大家好,我是Mac Jiang,今天和大家分享Coursera-Stanford University-Machine Learning-Programming Exercise 7:K-means Clustering and Principal Principal Component Analysis的第一部分的编码。第一部分讲的是K-means Clustering,即K均值算法的实现过程,虽然我写的代码是正确的,但不一定是最好的,如果有更好的实现方法,请留言指正。当然,欢迎大家转载我的博客,不过在转载之前请标明出处,谢谢。第二部分的地址为:http://blog.csdn.net/a1015553840/article/details/50879343
好的,我们开始讲解第一部分K-means Clustering的具体实现过程。
这部分的主要有两大块内容:
(1)主要是训练PCA算法,并在OpenGL上绘制出K均值算法的具体计算过程,绘制出每次分类情况和中心变换情况。
(2)利用K均值算法对一幅图像进行压缩,此图像为128*128,每个像素由RGB三种颜色标识,而每种颜色用1BYTE(8bit)表示,范围为0-255。如果不采取压缩,那么图像所占存储空间大小为128*128*3BYTE=128*128*24bits = 393,216bits。我们要进行的是利用K均值算法聚类出最常用的16中颜色,这16中颜色只要用4bit标识,加上这十六种颜色与RGB的映射关系共128*128*4 + 16*24 = 65,920bit。可以看到,压缩后存储只占压缩前存储量的1/6左右。
数据集:ex7data2.mat---用于训练K均值算法的训练样本
bird_small.png---用于做压缩测试的图像
函数:displayData.m---把训练样本X的数据可视化
drawLine.m---画出2D降为1D的直线 plotDataPoints.m---k均值算法的点,当属于不同中心时用不同颜色画出
plotProgresskMeans.m---做出k均值算法的中心 runMeans.m---运行k均值算法
ex7.m---K均值算法的主控制函数,控制算法的进行过程
kMeansInitCentroid.m---初始化k均值算法的中心,需要完善代码!
findClosestCentroids.m---将每个样本归为离他最近的中心的那一类,需要完善代码!
computeCentroids.m---将上面求得的类,计算每一类的新的中心,需要完善代码!
这部分作业共三个文件需要完善代码
K均值算法的计算为:
初始化中心;(kMeansInitCentroids.m实现)
Repeat{
from 1 to m:计算每个样本离各类中心的距离,将每个样本分别归类(findClosestCentroids.m实现)
from 1 to K:z在归类后,计算各类的中心(compureCentroids.m实现)
}
这我们需要完成的任务就是编写初始化,样本分类,求新分类中心三个操作
1.ex7的控制过程
%% Machine Learning Online Class
% Exercise 7 | Principle Component Analysis and K-Means Clustering
%
% Instructions
% ------------
%
% This file contains code that helps you get started on the
% exercise.
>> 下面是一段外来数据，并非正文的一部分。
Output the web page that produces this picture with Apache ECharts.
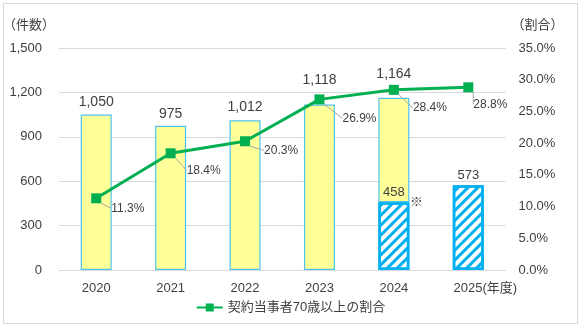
<!DOCTYPE html>
<html><head><meta charset="utf-8">
<script src="https://cdn.jsdelivr.net/npm/echarts@6/dist/echarts.min.js"></script>
<style>html,body{margin:0;padding:0;background:#fff}#c{width:581px;height:327px;position:absolute;left:0;top:0}#b{position:absolute;left:3px;top:3px;width:573px;height:319px;border:1px solid #d9d9d9;pointer-events:none}</style>
</head><body><div id="c"></div><div id="b"></div>
<script>
const categories = ['2020','2021','2022','2023','2024','2025'];
const totals = [1050, 975, 1012, 1118, 1164, null];
const hatched = [null, null, null, null, 458, 573];
const ratio = [11.3, 18.4, 20.3, 26.9, 28.4, 28.8];
const leftTicks = {min: 0, max: 1500, interval: 300};
const rightTicks = {min: 0, max: 35, interval: 5};
const legendName = '契約当事者70歳以上の割合';

const yellowPart = totals.map((t, i) => t == null ? null : t - (hatched[i] || 0));
const font = "'Liberation Sans', 'Noto Sans CJK JP', sans-serif";
const txt = '#404040';
const totalLabelDist = [5, 5, 6, 17, 17, 5];
const pctDx = [2, 3, 6, 10, 6, -8];
const pctDy = [10, 17, 9, 19, 18, 17];

const chart = echarts.init(document.getElementById('c'));
chart.setOption({
  animation: false,
  textStyle: {fontFamily: font},
  grid: {left: 54.5, right: 75.5, top: 48, bottom: 57},
  legend: {
    bottom: 8, left: 'center', data: [legendName], itemWidth: 26, itemHeight: 10,
    textStyle: {fontSize: 13, color: txt, fontFamily: font}
  },
  xAxis: {
    type: 'category', data: categories,
    axisLine: {lineStyle: {color: '#d9d9d9'}}, axisTick: {show: false},
    axisLabel: {
      interval: 0, color: txt, fontSize: 13, margin: 12,
      formatter: (v, i) => i === categories.length - 1 ? '{s|}' + v + '(年度)' : v,
      rich: {s: {width: 34}}
    }
  },
  yAxis: [{
    type: 'value', ...leftTicks,
    name: '（件数）', nameLocation: 'end', nameGap: 16,
    nameTextStyle: {align: 'right', color: txt, fontSize: 13, padding: [0, 4, 0, 0]},
    axisLine: {show: false}, axisTick: {show: false},
    splitLine: {lineStyle: {color: '#d9d9d9'}},
    axisLabel: {color: txt, fontSize: 13, margin: 17, formatter: v => v.toLocaleString('en-US')}
  }, {
    type: 'value', ...rightTicks,
    name: '（割合）', nameLocation: 'end', nameGap: 16,
    nameTextStyle: {align: 'left', color: txt, fontSize: 13, padding: [0, 0, 0, 6]},
    axisLine: {show: false}, axisTick: {show: false}, splitLine: {show: false},
    axisLabel: {color: txt, fontSize: 13, margin: 13, formatter: v => v.toFixed(1) + '%'}
  }],
  series: [{
    type: 'bar', stack: 's', barWidth: 31, z: 2,
    data: hatched.map(v => v),
    itemStyle: {
      color: '#ffffff', borderColor: '#00b0f0', borderWidth: 2.5,
      decal: {symbol: 'rect', dashArrayX: [1, 0], dashArrayY: [3, 4], rotation: -Math.PI / 4, color: '#00b0f0'}
    },
    label: {show: true, position: 'top', distance: 3, color: txt, fontSize: 13}
  }, {
    type: 'bar', stack: 's', barWidth: 31, z: 2,
    data: yellowPart.map((v, i) => v == null ? null : {value: v, label: {distance: totalLabelDist[i]}}),
    itemStyle: {color: '#ffff99', borderColor: '#4fc3ef', borderWidth: 1.2},
    label: {show: true, position: 'top', color: txt, fontSize: 14,
      formatter: p => totals[p.dataIndex].toLocaleString('en-US')}
  }, {
    type: 'scatter', data: hatched.map((v, i) => i === 4 ? v : null), symbolSize: 0, silent: true,
    label: {show: true, position: 'right', offset: [11, 0], formatter: '※', color: '#222', fontSize: 13}
  }, {
    name: legendName, type: 'line', yAxisIndex: 1, data: ratio, z: 5,
    symbol: 'rect', symbolSize: 10,
    lineStyle: {color: '#00b050', width: 3}, itemStyle: {color: '#00b050'},
    label: {show: true, position: 'right', distance: 8, color: txt, fontSize: 12,
      formatter: p => p.value.toFixed(1) + '%'},
    labelLine: {show: true, lineStyle: {color: '#a6a6a6', width: 1}},
    labelLayout: p => ({dx: pctDx[p.dataIndex], dy: pctDy[p.dataIndex]})
  }]
});
</script></body></html>
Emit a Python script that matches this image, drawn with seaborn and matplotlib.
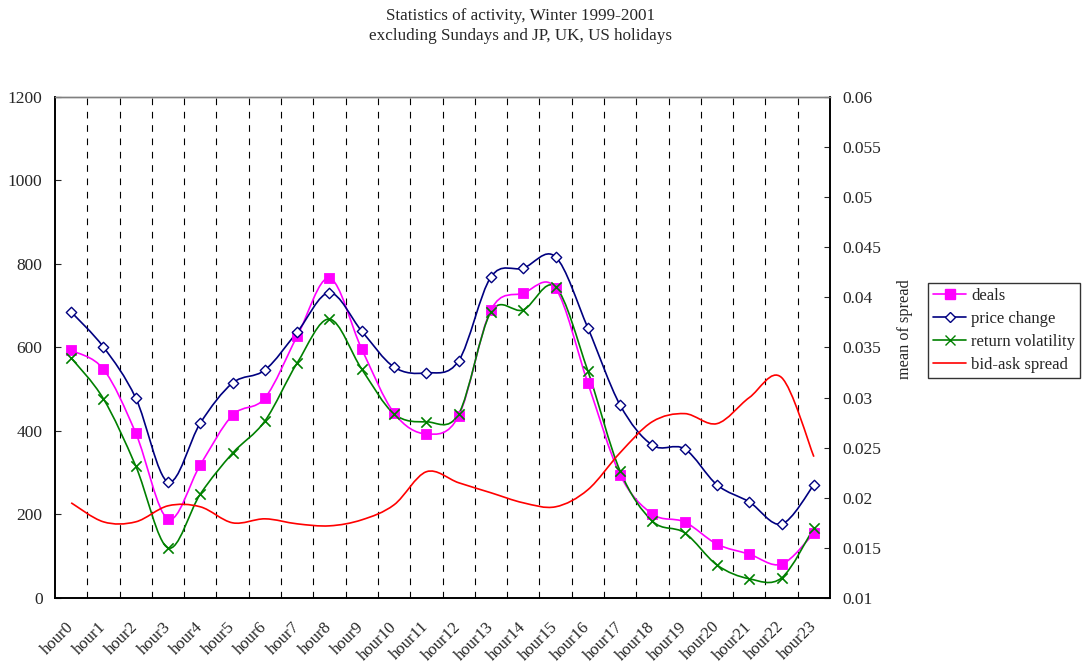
import numpy as np
import pandas as pd
import seaborn as sns
import matplotlib
matplotlib.use('Agg')
import matplotlib.pyplot as plt
import matplotlib.transforms as mtransforms
from matplotlib.path import Path
from matplotlib.patches import PathPatch
from matplotlib.lines import Line2D

# 数据
hours = ['hour%d' % i for i in range(24)]
deals = [593, 548, 395, 189, 319, 438, 479, 627, 766, 596, 443, 393,
         436, 690, 730, 742, 515, 295, 201, 182, 129, 105, 81, 155]
price_change = [685, 601, 479, 278, 419, 515, 546, 637, 731, 639, 553, 539,
                568, 769, 790, 817, 647, 462, 366, 357, 271, 230, 177, 271]
return_volatility = [575, 477, 316, 120, 249, 347, 424, 563, 668, 548, 441, 422,
                     441, 685, 690, 745, 544, 304, 184, 156, 79, 46, 48, 168]
spread = [0.0195, 0.0176, 0.0176, 0.0192, 0.0191, 0.0175, 0.0179, 0.0174,
          0.0172, 0.0178, 0.0193, 0.0226, 0.0215, 0.0205, 0.0195, 0.0191,
          0.0208, 0.0245, 0.0276, 0.0284, 0.0274, 0.0300, 0.0320, 0.0241]

df = pd.DataFrame({'pos': np.arange(len(hours)), 'hour': hours, 'deals': deals,
                   'price change': price_change, 'return volatility': return_volatility,
                   'spread': spread})

sns.set_style('white')
plt.rcParams['font.family'] = ['Liberation Serif', 'DejaVu Serif']


def smooth_path(x, y, t=1.0 / 6):
    # Excel风格的平滑曲线: 三次贝塞尔
    p = np.column_stack([x, y]).astype(float)
    n = len(p)
    verts = [p[0]]
    codes = [Path.MOVETO]
    for i in range(n - 1):
        p_prev = p[i - 1] if i > 0 else p[i]
        p_next2 = p[i + 2] if i + 2 < n else p[i + 1]
        c1 = p[i] + (p[i + 1] - p_prev) * t
        c2 = p[i + 1] - (p_next2 - p[i]) * t
        verts += [c1, c2, p[i + 1]]
        codes += [Path.CURVE4] * 3
    return Path(verts, codes)


fig = plt.figure(figsize=(10.83, 6.64), dpi=100)
ax = fig.add_axes([0.0508, 0.0994, 0.7156, 0.7546])
ax2 = ax.twinx()

# 类别分隔虚线
ax.vlines(np.arange(0.5, 23, 1), 0, 1200, colors='black', linestyles=(0, (6, 6)), lw=0.8, zorder=1)

series = [('deals', '#FF00FF'), ('price change', '#000080'), ('return volatility', '#008000')]
for name, c in series:
    ax.add_patch(PathPatch(smooth_path(df['pos'], df[name]), fc='none', ec=c, lw=1.2, zorder=3))

sns.scatterplot(data=df, x='pos', y='deals', marker='s', color='#FF00FF', s=55,
                edgecolor='#FF00FF', ax=ax, zorder=4)
sns.scatterplot(data=df, x='pos', y='price change', marker='D', s=28, facecolor='white',
                edgecolor='#000080', linewidth=1.0, ax=ax, zorder=4)
sns.scatterplot(data=df, x='pos', y='return volatility', marker='x', color='#008000', s=55,
                linewidth=1.2, ax=ax, zorder=4)

ax2.add_patch(PathPatch(smooth_path(df['pos'], df['spread']), fc='none', ec='#FF0000', lw=1.2, zorder=3))

ax.set_xlim(-0.5, 23.5)
ax.set_ylim(0, 1200)
ax.set_yticks(np.arange(0, 1201, 200))
ax2.set_ylim(0.01, 0.06)
yt2 = np.arange(0.01, 0.0601, 0.005)
ax2.set_yticks(yt2)
ax2.set_yticklabels(['%g' % round(v, 3) for v in yt2])

ax.set_xticks(df['pos'])
ax.set_xticklabels(hours, rotation=45, ha='right', va='center', rotation_mode='anchor')
shift = mtransforms.ScaledTranslation(-0.06, 0, fig.dpi_scale_trans)
for lab in ax.get_xticklabels():
    lab.set_transform(lab.get_transform() + shift)
ax.set_xlabel('')
ax.set_ylabel('')
ax2.set_ylabel('mean of spread', fontsize=11.7)
ax2.yaxis.set_label_coords(1.087, 0.537)

ax.tick_params(axis='x', length=0, pad=19, labelsize=12)
ax.tick_params(axis='y', direction='in', length=4, labelsize=12.5, pad=9)
ax2.tick_params(axis='y', direction='in', length=4, labelsize=12.5, pad=9)

for a in (ax, ax2):
    for s in a.spines.values():
        s.set_color('black')
        s.set_linewidth(1.2)
    a.spines['top'].set_color('#808080')
    a.spines['top'].set_linewidth(1.0)

fig.suptitle('Statistics of activity, Winter 1999-2001\nexcluding Sundays and JP, UK, US holidays',
             fontsize=12.3, x=0.481, y=0.988, linespacing=1.3)

handles = [Line2D([], [], color='#FF00FF', marker='s', markersize=7, lw=1.2),
           Line2D([], [], color='#000080', marker='D', markersize=5, mfc='white', lw=1.2),
           Line2D([], [], color='#008000', marker='x', markersize=7, lw=1.2),
           Line2D([], [], color='#FF0000', lw=1.2)]
labels = ['deals', 'price change', 'return volatility', 'bid-ask spread']
leg = fig.legend(handles, labels, loc='center left', bbox_to_anchor=(0.857, 0.503),
                 fontsize=12, frameon=True, fancybox=False, edgecolor='black',
                 handlelength=2.0, handletextpad=0.3, borderpad=0.3, labelspacing=0.42,
                 borderaxespad=0)
leg.get_frame().set_linewidth(1.0)

fig.savefig('out.png', dpi=100)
You will need to complete the following functions:
%
% pca.m
% projectData.m
% recoverData.m
% computeCentroids.m
% findClosestCentroids.m
% kMeansInitCentroids.m
%
% For this exercise, you will not need to change any code in this file,
% or any other files other than those mentioned above.
%
%% Initialization
clear ; close all; clc
%% ================= Part 1: Find Closest Centroids ====================
% To help you implement K-Means, we have divided the learning algorithm
% into two functions -- findClosestCentroids and computeCentroids. In this
% part, you shoudl complete the code in the findClosestCentroids function.
%
fprintf('Finding closest centroids.\n\n');
% Load an example dataset that we will be using
load('ex7data2.mat');
% Select an initial set of centroids
K = 3; % 3 Centroids
initial_centroids = [3 3; 6 2; 8 5];
% Find the closest centroids for the examples using the
% initial_centroids
idx = findClosestCentroids(X, initial_centroids);
fprintf('Closest centroids for the first 3 examples: \n')
fprintf(' %d', idx(1:3));
fprintf('\n(the closest centroids should be 1, 3, 2 respectively)\n');
fprintf('Program paused. Press enter to continue.\n');
pause;
%% ===================== Part 2: Compute Means =========================
% After implementing the closest centroids function, you should now
% complete the computeCentroids function.
%
fprintf('\nComputing centroids means.\n\n');
% Compute means based on the closest centroids found in the previous part.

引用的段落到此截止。